▶ **MATERIAL**:
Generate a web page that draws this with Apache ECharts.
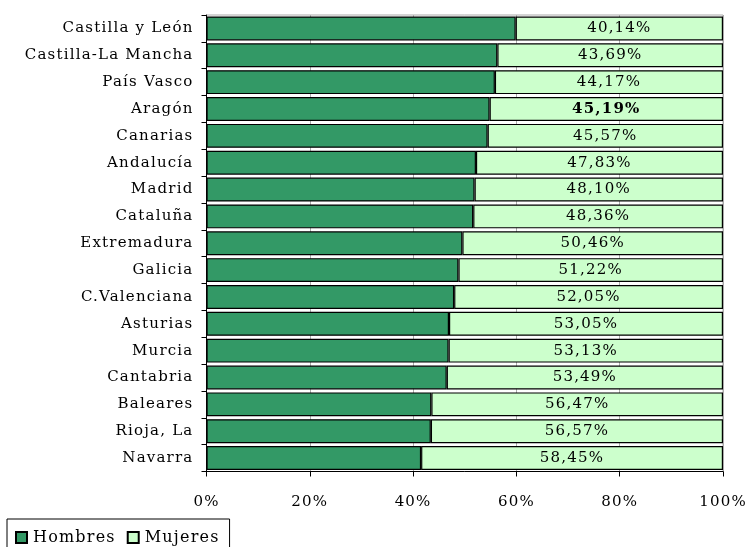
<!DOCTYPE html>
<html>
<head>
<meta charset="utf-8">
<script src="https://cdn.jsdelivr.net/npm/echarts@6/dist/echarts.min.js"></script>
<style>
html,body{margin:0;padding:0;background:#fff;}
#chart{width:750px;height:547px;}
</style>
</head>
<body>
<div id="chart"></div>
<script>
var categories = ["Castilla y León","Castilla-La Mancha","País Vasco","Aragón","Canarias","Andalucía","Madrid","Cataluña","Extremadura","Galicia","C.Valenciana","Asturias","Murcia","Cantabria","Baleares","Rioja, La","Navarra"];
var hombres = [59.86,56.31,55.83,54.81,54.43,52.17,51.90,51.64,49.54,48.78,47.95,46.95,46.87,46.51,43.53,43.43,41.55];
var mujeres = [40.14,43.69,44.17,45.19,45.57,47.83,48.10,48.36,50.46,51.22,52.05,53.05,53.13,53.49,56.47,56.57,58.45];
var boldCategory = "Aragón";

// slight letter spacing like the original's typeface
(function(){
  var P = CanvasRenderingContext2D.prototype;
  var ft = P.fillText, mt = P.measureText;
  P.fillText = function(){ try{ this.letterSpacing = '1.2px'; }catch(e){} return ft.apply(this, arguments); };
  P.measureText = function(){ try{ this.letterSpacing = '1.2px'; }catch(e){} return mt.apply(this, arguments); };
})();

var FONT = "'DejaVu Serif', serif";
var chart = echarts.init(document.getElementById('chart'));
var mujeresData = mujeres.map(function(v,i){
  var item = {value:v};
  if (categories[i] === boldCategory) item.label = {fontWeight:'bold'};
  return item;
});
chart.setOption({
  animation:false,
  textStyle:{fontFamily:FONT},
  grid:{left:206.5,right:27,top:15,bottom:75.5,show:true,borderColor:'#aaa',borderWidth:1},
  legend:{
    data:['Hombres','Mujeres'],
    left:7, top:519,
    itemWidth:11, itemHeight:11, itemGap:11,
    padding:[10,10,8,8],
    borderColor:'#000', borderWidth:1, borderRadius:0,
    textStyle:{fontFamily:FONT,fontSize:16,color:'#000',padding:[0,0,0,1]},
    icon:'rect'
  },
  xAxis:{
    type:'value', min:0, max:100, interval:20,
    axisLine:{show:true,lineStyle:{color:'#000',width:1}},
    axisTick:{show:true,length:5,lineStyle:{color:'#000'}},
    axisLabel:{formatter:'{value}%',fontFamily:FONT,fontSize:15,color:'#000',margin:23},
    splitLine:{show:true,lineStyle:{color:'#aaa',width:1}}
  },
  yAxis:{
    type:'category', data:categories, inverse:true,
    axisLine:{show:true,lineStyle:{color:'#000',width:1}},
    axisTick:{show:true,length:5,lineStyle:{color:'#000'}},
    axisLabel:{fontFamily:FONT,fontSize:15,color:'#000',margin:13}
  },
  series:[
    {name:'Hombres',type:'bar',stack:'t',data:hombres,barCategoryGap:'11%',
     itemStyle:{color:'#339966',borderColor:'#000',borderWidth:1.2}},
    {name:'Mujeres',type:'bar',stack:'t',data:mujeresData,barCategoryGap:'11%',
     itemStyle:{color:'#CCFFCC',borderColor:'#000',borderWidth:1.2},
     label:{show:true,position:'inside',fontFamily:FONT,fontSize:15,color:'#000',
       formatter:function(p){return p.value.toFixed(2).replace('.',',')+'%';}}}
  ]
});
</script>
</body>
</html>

▶ **TASK DESCRIPTION**: Quote each line of the listing exactly, but leave the pictures out.

▶ **OUTPUT FOR THIS TASK**:
Generate a web page that draws this with Apache ECharts.
<!DOCTYPE html>
<html>
<head>
<meta charset="utf-8">
<script src="https://cdn.jsdelivr.net/npm/echarts@6/dist/echarts.min.js"></script>
<style>
html,body{margin:0;padding:0;background:#fff;}
#chart{width:750px;height:547px;}
</style>
</head>
<body>
<div id="chart"></div>
<script>
var categories = ["Castilla y León","Castilla-La Mancha","País Vasco","Aragón","Canarias","Andalucía","Madrid","Cataluña","Extremadura","Galicia","C.Valenciana","Asturias","Murcia","Cantabria","Baleares","Rioja, La","Navarra"];
var hombres = [59.86,56.31,55.83,54.81,54.43,52.17,51.90,51.64,49.54,48.78,47.95,46.95,46.87,46.51,43.53,43.43,41.55];
var mujeres = [40.14,43.69,44.17,45.19,45.57,47.83,48.10,48.36,50.46,51.22,52.05,53.05,53.13,53.49,56.47,56.57,58.45];
var boldCategory = "Aragón";

// slight letter spacing like the original's typeface
(function(){
  var P = CanvasRenderingContext2D.prototype;
  var ft = P.fillText, mt = P.measureText;
  P.fillText = function(){ try{ this.letterSpacing = '1.2px'; }catch(e){} return ft.apply(this, arguments); };
  P.measureText = function(){ try{ this.letterSpacing = '1.2px'; }catch(e){} return mt.apply(this, arguments); };
})();

var FONT = "'DejaVu Serif', serif";
var chart = echarts.init(document.getElementById('chart'));
var mujeresData = mujeres.map(function(v,i){
  var item = {value:v};
  if (categories[i] === boldCategory) item.label = {fontWeight:'bold'};
  return item;
});
chart.setOption({
  animation:false,
  textStyle:{fontFamily:FONT},
  grid:{left:206.5,right:27,top:15,bottom:75.5,show:true,borderColor:'#aaa',borderWidth:1},
  legend:{
    data:['Hombres','Mujeres'],
    left:7, top:519,
    itemWidth:11, itemHeight:11, itemGap:11,
    padding:[10,10,8,8],
    borderColor:'#000', borderWidth:1, borderRadius:0,
    textStyle:{fontFamily:FONT,fontSize:16,color:'#000',padding:[0,0,0,1]},
    icon:'rect'
  },
  xAxis:{
    type:'value', min:0, max:100, interval:20,
    axisLine:{show:true,lineStyle:{color:'#000',width:1}},
    axisTick:{show:true,length:5,lineStyle:{color:'#000'}},
    axisLabel:{formatter:'{value}%',fontFamily:FONT,fontSize:15,color:'#000',margin:23},
    splitLine:{show:true,lineStyle:{color:'#aaa',width:1}}
  },
  yAxis:{
    type:'category', data:categories, inverse:true,
    axisLine:{show:true,lineStyle:{color:'#000',width:1}},
    axisTick:{show:true,length:5,lineStyle:{color:'#000'}},
    axisLabel:{fontFamily:FONT,fontSize:15,color:'#000',margin:13}
  },
  series:[
    {name:'Hombres',type:'bar',stack:'t',data:hombres,barCategoryGap:'11%',
     itemStyle:{color:'#339966',borderColor:'#000',borderWidth:1.2}},
    {name:'Mujeres',type:'bar',stack:'t',data:mujeresData,barCategoryGap:'11%',
     itemStyle:{color:'#CCFFCC',borderColor:'#000',borderWidth:1.2},
     label:{show:true,position:'inside',fontFamily:FONT,fontSize:15,color:'#000',
       formatter:function(p){return p.value.toFixed(2).replace('.',',')+'%';}}}
  ]
});
</script>
</body>
</html>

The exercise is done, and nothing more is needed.